Headline: Full-contact special teams work

The Pittsburgh Steelers ran full-contact special teams plays with live tackling on Friday during their scrimmage. This is the first time that we have ever seen this in any Steelers camp. I don’t know if other teams are also doing this, but it wouldn’t be surprising.

The reason for it is obvious, of course. Like the rest of the league, Pittsburgh doesn’t have any preseason games through which to evaluate their special teams talent. So the best way to do that in lieu of having actual games to play in is to simulate it as much as you possibly can.

Ordinarily, even teams who do typically to live tackling, such as the Steelers, would avoid carrying that over into special teams work.
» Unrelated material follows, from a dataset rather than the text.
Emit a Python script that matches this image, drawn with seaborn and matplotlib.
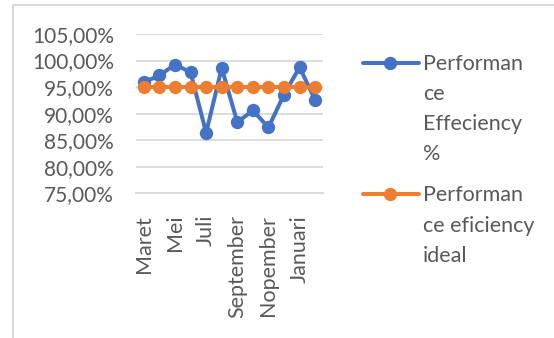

Special teams plays carry a greater risk of injury, and the value of practicing these plays is outweighed by that risk.

But this would seem to be a more significant offseason for the Steelers than most in terms of special teams, when you take into consideration the amount of turnover that they have experienced, not just over the past offseason, but the past two. While they parted with such mainstays as Tyler Matakevich, Anthony Chickillo, Roosevelt Nix, and Sean Davis this year, the year before, they also lost other significant players like L.J. Fort and Darrius Heyward-Bey.

Oh, and then there’s that whole matter of figuring out who is going to be return men. Even at punt returner, you have Diontae Johnson, who took over midway last season, but he also showed that he still needs some work, especially in terms of mechanical consistency. And who’s going to return kicks? Ray-Ray McCloud, whom they just signed?